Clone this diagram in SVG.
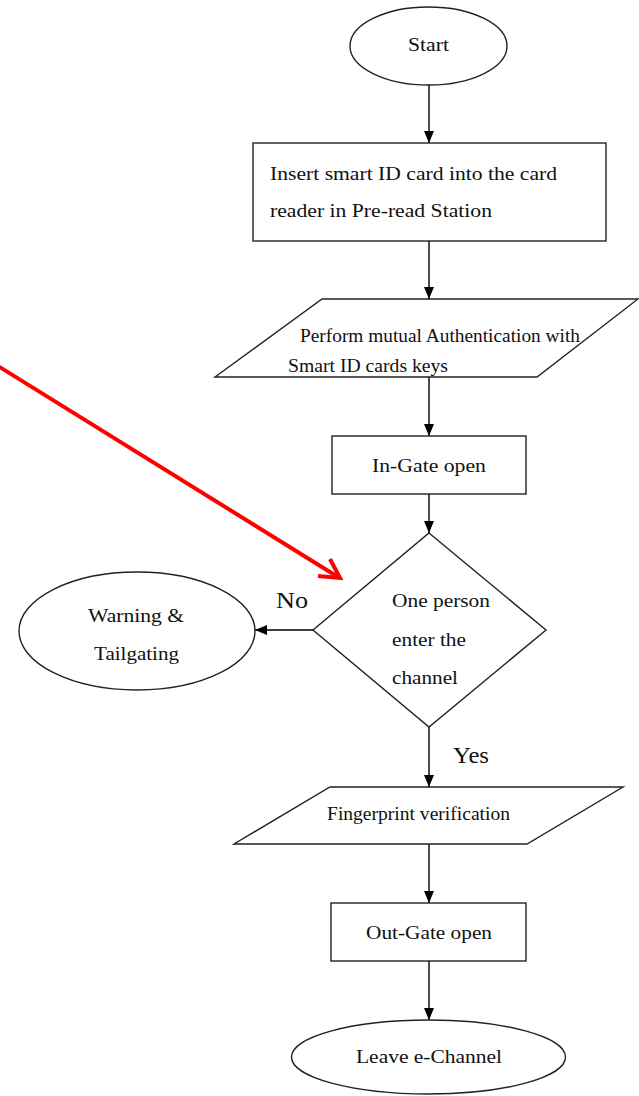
<svg xmlns="http://www.w3.org/2000/svg" width="639" height="1096" viewBox="0 0 639 1096">
<defs>
<marker id="ah" markerUnits="userSpaceOnUse" markerWidth="12" markerHeight="12" viewBox="0 0 12 10" refX="12" refY="5" orient="auto">
<path d="M0,0 L12,5 L0,10 Z" fill="#000"/>
</marker>
<style>
.shape{fill:#fff;stroke:#222;stroke-width:1.4}
.t{font-family:"Liberation Serif","Times New Roman",serif;font-size:18px;fill:#111}
.big{font-size:23px}
.c{text-anchor:middle}
.conn{stroke:#000;stroke-width:1.4;fill:none;marker-end:url(#ah)}
</style>
</defs>
<rect width="639" height="1096" fill="#fff"/>
<g id="connectors">
<line class="conn" x1="429" y1="85" x2="429" y2="143"/>
<line class="conn" x1="429" y1="241" x2="429" y2="299"/>
<line class="conn" x1="429" y1="377" x2="429" y2="436"/>
<line class="conn" x1="429" y1="494" x2="429" y2="533"/>
<line class="conn" x1="313" y1="630" x2="255" y2="630"/>
<line class="conn" x1="429" y1="727" x2="429" y2="787"/>
<line class="conn" x1="429" y1="844" x2="429" y2="903"/>
<line class="conn" x1="429" y1="961" x2="429" y2="1020"/>
</g>
<g id="start">
<ellipse class="shape" cx="428.5" cy="46" rx="78.5" ry="39"/>
<text class="t c" x="428.5" y="51" textLength="41" lengthAdjust="spacingAndGlyphs">Start</text>
</g>
<g id="insert">
<rect class="shape" x="253" y="143" width="353" height="98"/>
<text class="t" x="270" y="180" textLength="287" lengthAdjust="spacingAndGlyphs">Insert smart ID card into the card</text>
<text class="t" x="270" y="217" textLength="222" lengthAdjust="spacingAndGlyphs">reader in Pre-read Station</text>
</g>
<g id="auth">
<polygon class="shape" points="322,299 638,299 537,377 215,377"/>
<text class="t" x="300" y="342" textLength="280" lengthAdjust="spacingAndGlyphs">Perform mutual Authentication with</text>
<text class="t" x="288" y="372" textLength="160" lengthAdjust="spacingAndGlyphs">Smart ID cards keys</text>
</g>
<g id="ingate">
<rect class="shape" x="332" y="436" width="194" height="58"/>
<text class="t" x="372" y="472" textLength="114" lengthAdjust="spacingAndGlyphs">In-Gate open</text>
</g>
<g id="decision">
<polygon class="shape" points="429,533 546,630 429,727 313,630"/>
<text class="t" x="392" y="607" textLength="98" lengthAdjust="spacingAndGlyphs">One person</text>
<text class="t" x="392" y="646" textLength="74" lengthAdjust="spacingAndGlyphs">enter the</text>
<text class="t" x="392" y="684" textLength="66" lengthAdjust="spacingAndGlyphs">channel</text>
</g>
<g id="warning">
<ellipse class="shape" cx="137" cy="631" rx="118" ry="59"/>
<text class="t c" x="136" y="622" textLength="96" lengthAdjust="spacingAndGlyphs">Warning &amp;</text>
<text class="t c" x="136.5" y="660" textLength="85" lengthAdjust="spacingAndGlyphs">Tailgating</text>
</g>
<g id="labels">
<text class="t big" x="276" y="608" textLength="32" lengthAdjust="spacingAndGlyphs">No</text>
<text class="t big" x="453" y="763" textLength="36" lengthAdjust="spacingAndGlyphs">Yes</text>
</g>
<g id="fingerprint">
<polygon class="shape" points="330,787 623,787 527,844 234,844"/>
<text class="t" x="327" y="820" textLength="183" lengthAdjust="spacingAndGlyphs">Fingerprint verification</text>
</g>
<g id="outgate">
<rect class="shape" x="331" y="903" width="195" height="58"/>
<text class="t" x="366" y="939" textLength="126" lengthAdjust="spacingAndGlyphs">Out-Gate open</text>
</g>
<g id="leave">
<ellipse class="shape" cx="428.5" cy="1057" rx="137" ry="37"/>
<text class="t" x="356" y="1063" textLength="146" lengthAdjust="spacingAndGlyphs">Leave e-Channel</text>
</g>
<g id="pointer">
<line x1="-2" y1="366" x2="338" y2="577" stroke="#f00" stroke-width="4"/>
<polyline points="318,576 340,578 330,559" fill="none" stroke="#f00" stroke-width="4" stroke-linejoin="miter"/>
</g>
</svg>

#### Aim
Leave the pictures out and output the rest of the listing exactly.

#### Written answer
Clone this diagram in SVG.
<svg xmlns="http://www.w3.org/2000/svg" width="639" height="1096" viewBox="0 0 639 1096">
<defs>
<marker id="ah" markerUnits="userSpaceOnUse" markerWidth="12" markerHeight="12" viewBox="0 0 12 10" refX="12" refY="5" orient="auto">
<path d="M0,0 L12,5 L0,10 Z" fill="#000"/>
</marker>
<style>
.shape{fill:#fff;stroke:#222;stroke-width:1.4}
.t{font-family:"Liberation Serif","Times New Roman",serif;font-size:18px;fill:#111}
.big{font-size:23px}
.c{text-anchor:middle}
.conn{stroke:#000;stroke-width:1.4;fill:none;marker-end:url(#ah)}
</style>
</defs>
<rect width="639" height="1096" fill="#fff"/>
<g id="connectors">
<line class="conn" x1="429" y1="85" x2="429" y2="143"/>
<line class="conn" x1="429" y1="241" x2="429" y2="299"/>
<line class="conn" x1="429" y1="377" x2="429" y2="436"/>
<line class="conn" x1="429" y1="494" x2="429" y2="533"/>
<line class="conn" x1="313" y1="630" x2="255" y2="630"/>
<line class="conn" x1="429" y1="727" x2="429" y2="787"/>
<line class="conn" x1="429" y1="844" x2="429" y2="903"/>
<line class="conn" x1="429" y1="961" x2="429" y2="1020"/>
</g>
<g id="start">
<ellipse class="shape" cx="428.5" cy="46" rx="78.5" ry="39"/>
<text class="t c" x="428.5" y="51" textLength="41" lengthAdjust="spacingAndGlyphs">Start</text>
</g>
<g id="insert">
<rect class="shape" x="253" y="143" width="353" height="98"/>
<text class="t" x="270" y="180" textLength="287" lengthAdjust="spacingAndGlyphs">Insert smart ID card into the card</text>
<text class="t" x="270" y="217" textLength="222" lengthAdjust="spacingAndGlyphs">reader in Pre-read Station</text>
</g>
<g id="auth">
<polygon class="shape" points="322,299 638,299 537,377 215,377"/>
<text class="t" x="300" y="342" textLength="280" lengthAdjust="spacingAndGlyphs">Perform mutual Authentication with</text>
<text class="t" x="288" y="372" textLength="160" lengthAdjust="spacingAndGlyphs">Smart ID cards keys</text>
</g>
<g id="ingate">
<rect class="shape" x="332" y="436" width="194" height="58"/>
<text class="t" x="372" y="472" textLength="114" lengthAdjust="spacingAndGlyphs">In-Gate open</text>
</g>
<g id="decision">
<polygon class="shape" points="429,533 546,630 429,727 313,630"/>
<text class="t" x="392" y="607" textLength="98" lengthAdjust="spacingAndGlyphs">One person</text>
<text class="t" x="392" y="646" textLength="74" lengthAdjust="spacingAndGlyphs">enter the</text>
<text class="t" x="392" y="684" textLength="66" lengthAdjust="spacingAndGlyphs">channel</text>
</g>
<g id="warning">
<ellipse class="shape" cx="137" cy="631" rx="118" ry="59"/>
<text class="t c" x="136" y="622" textLength="96" lengthAdjust="spacingAndGlyphs">Warning &amp;</text>
<text class="t c" x="136.5" y="660" textLength="85" lengthAdjust="spacingAndGlyphs">Tailgating</text>
</g>
<g id="labels">
<text class="t big" x="276" y="608" textLength="32" lengthAdjust="spacingAndGlyphs">No</text>
<text class="t big" x="453" y="763" textLength="36" lengthAdjust="spacingAndGlyphs">Yes</text>
</g>
<g id="fingerprint">
<polygon class="shape" points="330,787 623,787 527,844 234,844"/>
<text class="t" x="327" y="820" textLength="183" lengthAdjust="spacingAndGlyphs">Fingerprint verification</text>
</g>
<g id="outgate">
<rect class="shape" x="331" y="903" width="195" height="58"/>
<text class="t" x="366" y="939" textLength="126" lengthAdjust="spacingAndGlyphs">Out-Gate open</text>
</g>
<g id="leave">
<ellipse class="shape" cx="428.5" cy="1057" rx="137" ry="37"/>
<text class="t" x="356" y="1063" textLength="146" lengthAdjust="spacingAndGlyphs">Leave e-Channel</text>
</g>
<g id="pointer">
<line x1="-2" y1="366" x2="338" y2="577" stroke="#f00" stroke-width="4"/>
<polyline points="318,576 340,578 330,559" fill="none" stroke="#f00" stroke-width="4" stroke-linejoin="miter"/>
</g>
</svg>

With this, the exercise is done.